=== EXERCISE AIM ===
Leaving out the pictures, retype the lines from the beginning of the listing through the line containing "const aMarkers = [3.5, 20.0, 35.3];".
+++ DATA EXTRACT +++
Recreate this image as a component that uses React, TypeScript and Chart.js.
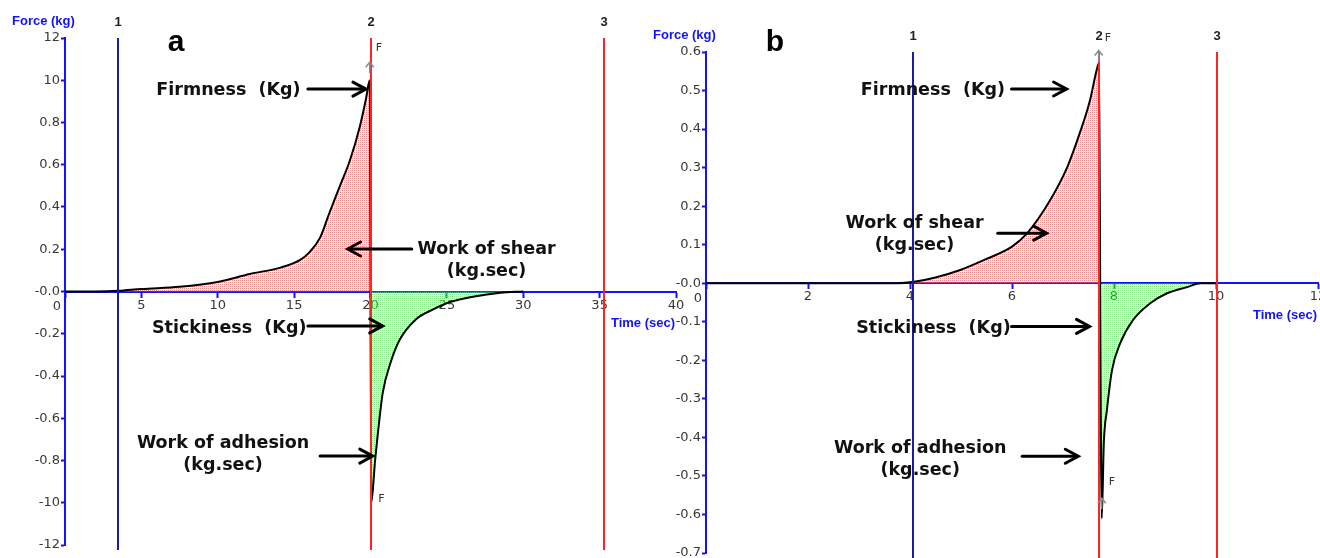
import React, { useEffect, useRef } from 'react';
import { Chart, registerables } from 'chart.js';

Chart.register(...registerables);

// ---------- Panel a data ----------
const aTime = [0, 2.0, 3.5, 5.0, 7.5, 10.0, 12.1, 14.1, 15.4, 16.0, 16.7, 17.3, 18.0, 18.65, 19.3, 19.7, 19.95, 20.05, 20.3, 20.5, 20.8, 21.3, 21.9, 23.0, 24.1, 25.2, 26.7, 28.5, 30.0];
const aForce = [0, 0.0, 0.003, 0.012, 0.022, 0.045, 0.083, 0.113, 0.15, 0.185, 0.255, 0.37, 0.5, 0.62, 0.78, 0.91, 1.0, -1.0, -0.8, -0.66, -0.48, -0.34, -0.23, -0.13, -0.085, -0.05, -0.025, -0.006, 0];
const aXTicks = [0, 5, 10, 15, 20, 25, 30, 35, 40];
const aYTicks = [-1.2, -1.0, -0.8, -0.6, -0.4, -0.2, 0, 0.2, 0.4, 0.6, 0.8, 1.0, 1.2];
const aYTickLabels = ['-12', '-10', '-0.8', '-0.6', '-0.4', '-0.2', '-0.0', '0.2', '0.4', '0.6', '0.8', '10', '12'];
const aMarkers = [3.5, 20.0, 35.3];

// ---------- Panel b data ----------
const bTime = [0, 3.75, 4.05, 4.5, 5.0, 5.5, 6.0, 6.3, 6.75, 7.08, 7.33, 7.53, 7.66, 7.7, 7.76, 7.8, 7.86, 7.96, 8.12, 8.37, 8.71, 9.04, 9.43, 9.7, 10.0];
const bForce = [0, 0, 0.003, 0.015, 0.035, 0.063, 0.095, 0.13, 0.216, 0.3, 0.39, 0.475, 0.553, 0.57, -0.61, -0.415, -0.33, -0.226, -0.156, -0.096, -0.052, -0.026, -0.01, 0, 0];
const bXTicks = [0, 2, 4, 6, 8, 10, 12];
const bYTicks = [-0.7, -0.6, -0.5, -0.4, -0.3, -0.2, -0.1, 0, 0.1, 0.2, 0.3, 0.4, 0.5, 0.6];
const bYTickLabels = ['-0.7', '-0.6', '-0.5', '-0.4', '-0.3', '-0.2', '-0.1', '-0.0', '0.1', '0.2', '0.3', '0.4', '0.5', '0.6'];
const bMarkers = [4.05, 7.7, 10.02];

// ---------- shared text ----------
const markerLabels = ['1', '2', '3'];
const yTitle = 'Force (kg)';
const xTitle = 'Time (sec)';
const firmnessText = 'Firmness  (Kg)';
const shearText = ['Work of shear', '(kg.sec)'];
const stickText = 'Stickiness  (Kg)';
const adhesionText = ['Work of adhesion', '(kg.sec)'];
const peakLabel = 'F';

const BLUE = '#1212ff';
const NAVY = '#1c1c9e';
const RED = '#ff2424';
const TICK_COLOR = '#383838';

type Note = { lines: string[]; t: number; v: number; arrow: number[] };

const aNotes: Note[] = [
  { lines: [firmnessText], t: 10.7, v: 0.954, arrow: [15.9, 19.7, 0.958] },
  { lines: shearText, t: 27.6, v: 0.201, arrow: [22.7, 18.5, 0.201] },
  { lines: [stickText], t: 10.75, v: -0.173, arrow: [15.9, 20.8, -0.163] },
  { lines: adhesionText, t: 10.35, v: -0.717, arrow: [16.7, 20.15, -0.779] },
];
const bNotes: Note[] = [
  { lines: [firmnessText], t: 4.45, v: 0.499, arrow: [5.99, 7.07, 0.504] },
  { lines: shearText, t: 4.09, v: 0.156, arrow: [5.72, 6.68, 0.13] },
  { lines: [stickText], t: 4.46, v: -0.117, arrow: [5.99, 7.52, -0.112] },
  { lines: adhesionText, t: 4.2, v: -0.429, arrow: [6.2, 7.3, -0.449] },
];

function makePattern(ctx: CanvasRenderingContext2D, dot: string, bg: string) {
  const p = document.createElement('canvas');
  p.width = 2;
  p.height = 2;
  const g = p.getContext('2d')!;
  g.fillStyle = bg;
  g.fillRect(0, 0, 2, 2);
  g.fillStyle = dot;
  g.fillRect(0, 0, 1, 1);
  return ctx.createPattern(p, 'repeat');
}

function drawArrow(ctx: CanvasRenderingContext2D, x1: number, x2: number, y: number) {
  const dir = Math.sign(x2 - x1);
  ctx.strokeStyle = '#000';
  ctx.lineWidth = 3;
  ctx.lineCap = 'round';
  ctx.beginPath();
  ctx.moveTo(x1, y);
  ctx.lineTo(x2 - dir * 2, y);
  ctx.stroke();
  ctx.beginPath();
  ctx.moveTo(x2 - dir * 13, y - 7);
  ctx.lineTo(x2, y);
  ctx.lineTo(x2 - dir * 13, y + 7);
  ctx.stroke();
}

function drawUpArrow(ctx: CanvasRenderingContext2D, x: number, tip: number) {
  ctx.strokeStyle = '#8a8a8a';
  ctx.lineWidth = 1.5;
  ctx.beginPath();
  ctx.moveTo(x, tip + 11);
  ctx.lineTo(x, tip);
  ctx.moveTo(x - 4, tip + 5);
  ctx.lineTo(x, tip);
  ctx.lineTo(x + 4, tip + 5);
  ctx.stroke();
}

function overlayPlugin(p: any) {
  return {
    id: 'overlay_' + p.name,
    afterDatasetsDraw(chart: any) {
      const { ctx, chartArea } = chart;
      const x = chart.scales.x;
      const y = chart.scales.y;
      const zeroY = y.getPixelForValue(0);
      ctx.save();

      // marker lines + labels
      p.markers.forEach((t: number, i: number) => {
        const px = Math.round(x.getPixelForValue(t));
        ctx.strokeStyle = i === 0 ? NAVY : RED;
        ctx.lineWidth = 2;
        ctx.beginPath();
        ctx.moveTo(px, chartArea.top);
        ctx.lineTo(px, chartArea.bottom + p.lineExtra);
        ctx.stroke();
        ctx.fillStyle = '#222';
        ctx.font = 'bold 13px "Liberation Sans"';
        ctx.textAlign = 'center';
        ctx.textBaseline = 'middle';
        ctx.fillText(markerLabels[i], px, chartArea.top - 16);
      });

      // peak markers
      let iMax = 0;
      let iMin = 0;
      p.force.forEach((v: number, i: number) => {
        if (v > p.force[iMax]) iMax = i;
        if (v < p.force[iMin]) iMin = i;
      });
      const tx = x.getPixelForValue(p.time[iMax]);
      const ty = y.getPixelForValue(p.force[iMax]);
      drawUpArrow(ctx, tx, ty + p.f.topArrow);
      ctx.fillStyle = '#333';
      ctx.font = '11px "DejaVu Sans"';
      ctx.textAlign = 'left';
      ctx.textBaseline = 'middle';
      ctx.fillText(peakLabel, tx + 6, ty + p.f.top);
      const bx = x.getPixelForValue(p.time[iMin]);
      const by = y.getPixelForValue(p.force[iMin]);
      if (p.f.bottomArrow !== null) drawUpArrow(ctx, bx, by + p.f.bottomArrow);
      ctx.fillText(peakLabel, bx + 7, by + p.f.bottom);

      // axis titles
      ctx.fillStyle = BLUE;
      ctx.font = 'bold 13px "Liberation Sans"';
      ctx.textAlign = 'left';
      ctx.fillText(yTitle, chartArea.left - 53, chartArea.top - 17);
      ctx.textAlign = 'right';
      ctx.fillText(xTitle, chartArea.right - 1, zeroY + 32);

      // origin tick label
      ctx.fillStyle = TICK_COLOR;
      ctx.font = '13px "DejaVu Sans"';
      ctx.textAlign = 'center';
      ctx.fillText('0', chartArea.left - 8, zeroY + 15);

      // panel letter
      ctx.fillStyle = '#000';
      ctx.font = 'bold 30px "Liberation Sans"';
      ctx.textAlign = 'center';
      ctx.textBaseline = 'alphabetic';
      ctx.fillText(p.letter, p.letterPos[0], p.letterPos[1]);

      // annotations
      ctx.font = 'bold 17.5px "DejaVu Sans"';
      ctx.fillStyle = '#111';
      ctx.textAlign = 'center';
      ctx.textBaseline = 'middle';
      p.notes.forEach((n: Note) => {
        const nx = x.getPixelForValue(n.t);
        const ny = y.getPixelForValue(n.v);
        n.lines.forEach((line, k) => ctx.fillText(line, nx, ny + k * 22));
        drawArrow(ctx, x.getPixelForValue(n.arrow[0]), x.getPixelForValue(n.arrow[1]), y.getPixelForValue(n.arrow[2]));
      });
      ctx.restore();
    },
  };
}

function buildConfig(p: any, ctx: CanvasRenderingContext2D) {
  const pts = p.time.map((t: number, i: number) => ({ x: t, y: p.force[i] }));
  const red = pts.filter((q: any) => q.x >= p.markers[0] && q.x <= p.markers[1] && q.y >= 0);
  const green = pts.filter((q: any) => q.x >= p.markers[1] && q.x <= p.markers[2] && q.y <= 0);
  const redPat = makePattern(ctx, 'rgba(255,70,70,0.6)', 'rgba(255,200,200,0.3)');
  const greenPat = makePattern(ctx, 'rgba(60,220,60,0.6)', 'rgba(200,250,200,0.3)');
  const tickFont = { family: 'DejaVu Sans', size: 13 };
  const line = { pointRadius: 0, cubicInterpolationMode: 'monotone' };
  return {
    type: 'line',
    data: {
      datasets: [
        { ...line, data: pts, borderColor: '#000', borderWidth: 2, fill: false, order: 1 },
        { ...line, data: red, borderColor: 'rgba(0,0,0,0)', borderWidth: 0, backgroundColor: redPat, fill: 'origin', order: 2 },
        { ...line, data: green, borderColor: 'rgba(0,0,0,0)', borderWidth: 0, backgroundColor: greenPat, fill: 'origin', order: 3 },
      ],
    },
    options: {
      responsive: false,
      animation: false,
      events: [],
      layout: { padding: p.padding },
      plugins: { legend: { display: false }, tooltip: { enabled: false } },
      scales: {
        x: {
          type: 'linear',
          min: p.xTicks[0],
          max: p.xTicks[p.xTicks.length - 1],
          position: { y: 0 },
          afterBuildTicks: (s: any) => {
            s.ticks = p.xTicks.map((v: number) => ({ value: v }));
          },
          ticks: {
            callback: (v: number) => (v === 0 ? '' : String(v)),
            color: TICK_COLOR,
            font: tickFont,
            autoSkip: false,
            maxRotation: 0,
            padding: 1,
          },
          grid: { display: true, drawOnChartArea: false, drawTicks: true, tickLength: 5, tickColor: BLUE, tickWidth: 2 },
          border: { color: BLUE, width: 2 },
        },
        y: {
          type: 'linear',
          min: p.yTicks[0],
          max: p.yTicks[p.yTicks.length - 1],
          afterBuildTicks: (s: any) => {
            s.ticks = p.yTicks.map((v: number) => ({ value: v }));
          },
          afterFit: (s: any) => {
            s.width = p.yWidth;
          },
          ticks: {
            callback: (v: number) => {
              const i = p.yTicks.findIndex((t: number) => Math.abs(t - v) < 1e-6);
              return i >= 0 ? p.yLabels[i] : '';
            },
            color: TICK_COLOR,
            font: tickFont,
            autoSkip: false,
            padding: 1,
          },
          grid: { display: true, drawOnChartArea: false, drawTicks: true, tickLength: 4, tickColor: BLUE, tickWidth: 2 },
          border: { color: BLUE, width: 2 },
        },
      },
    },
    plugins: [overlayPlugin(p)],
  };
}

const panelA = {
  name: 'a',
  time: aTime,
  force: aForce,
  xTicks: aXTicks,
  yTicks: aYTicks,
  yLabels: aYTickLabels,
  markers: aMarkers,
  notes: aNotes,
  padding: { left: 0, right: 24, top: 38, bottom: 13 },
  yWidth: 65,
  lineExtra: 5,
  letter: 'a',
  letterPos: [176, 51],
  f: { top: -32, topArrow: -18, bottom: -4, bottomArrow: null },
};

const panelB = {
  name: 'b',
  time: bTime,
  force: bForce,
  xTicks: bXTicks,
  yTicks: bYTicks,
  yLabels: bYTickLabels,
  markers: bMarkers,
  notes: bNotes,
  padding: { left: 0, right: 22, top: 52, bottom: 27 },
  yWidth: 66,
  lineExtra: 30,
  letter: 'b',
  letterPos: [135, 51],
  f: { top: -25, topArrow: -13, bottom: -36, bottomArrow: -20 },
};

function Panel({ p, left, width, height }: { p: any; left: number; width: number; height: number }) {
  const ref = useRef<HTMLCanvasElement>(null);
  useEffect(() => {
    const canvas = ref.current!;
    const ctx = canvas.getContext('2d')!;
    const chart = new Chart(canvas, buildConfig(p, ctx) as any);
    return () => chart.destroy();
  }, [p]);
  return (
    <canvas
      ref={ref}
      width={width}
      height={height}
      style={{ position: 'absolute', left, top: 0, width, height }}
    />
  );
}

export default function App() {
  return (
    <div
      style={{
        position: 'absolute',
        left: 0,
        top: 0,
        width: 1320,
        height: 558,
        overflow: 'hidden',
        background: '#fff',
      }}
    >
      <Panel p={panelA} left={0} width={700} height={558} />
      <Panel p={panelB} left={640} width={700} height={580} />
    </div>
  );
}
+++
=== FINISHED TASK ===
Recreate this image as a component that uses React, TypeScript and Chart.js.
import React, { useEffect, useRef } from 'react';
import { Chart, registerables } from 'chart.js';

Chart.register(...registerables);

// ---------- Panel a data ----------
const aTime = [0, 2.0, 3.5, 5.0, 7.5, 10.0, 12.1, 14.1, 15.4, 16.0, 16.7, 17.3, 18.0, 18.65, 19.3, 19.7, 19.95, 20.05, 20.3, 20.5, 20.8, 21.3, 21.9, 23.0, 24.1, 25.2, 26.7, 28.5, 30.0];
const aForce = [0, 0.0, 0.003, 0.012, 0.022, 0.045, 0.083, 0.113, 0.15, 0.185, 0.255, 0.37, 0.5, 0.62, 0.78, 0.91, 1.0, -1.0, -0.8, -0.66, -0.48, -0.34, -0.23, -0.13, -0.085, -0.05, -0.025, -0.006, 0];
const aXTicks = [0, 5, 10, 15, 20, 25, 30, 35, 40];
const aYTicks = [-1.2, -1.0, -0.8, -0.6, -0.4, -0.2, 0, 0.2, 0.4, 0.6, 0.8, 1.0, 1.2];
const aYTickLabels = ['-12', '-10', '-0.8', '-0.6', '-0.4', '-0.2', '-0.0', '0.2', '0.4', '0.6', '0.8', '10', '12'];
const aMarkers = [3.5, 20.0, 35.3];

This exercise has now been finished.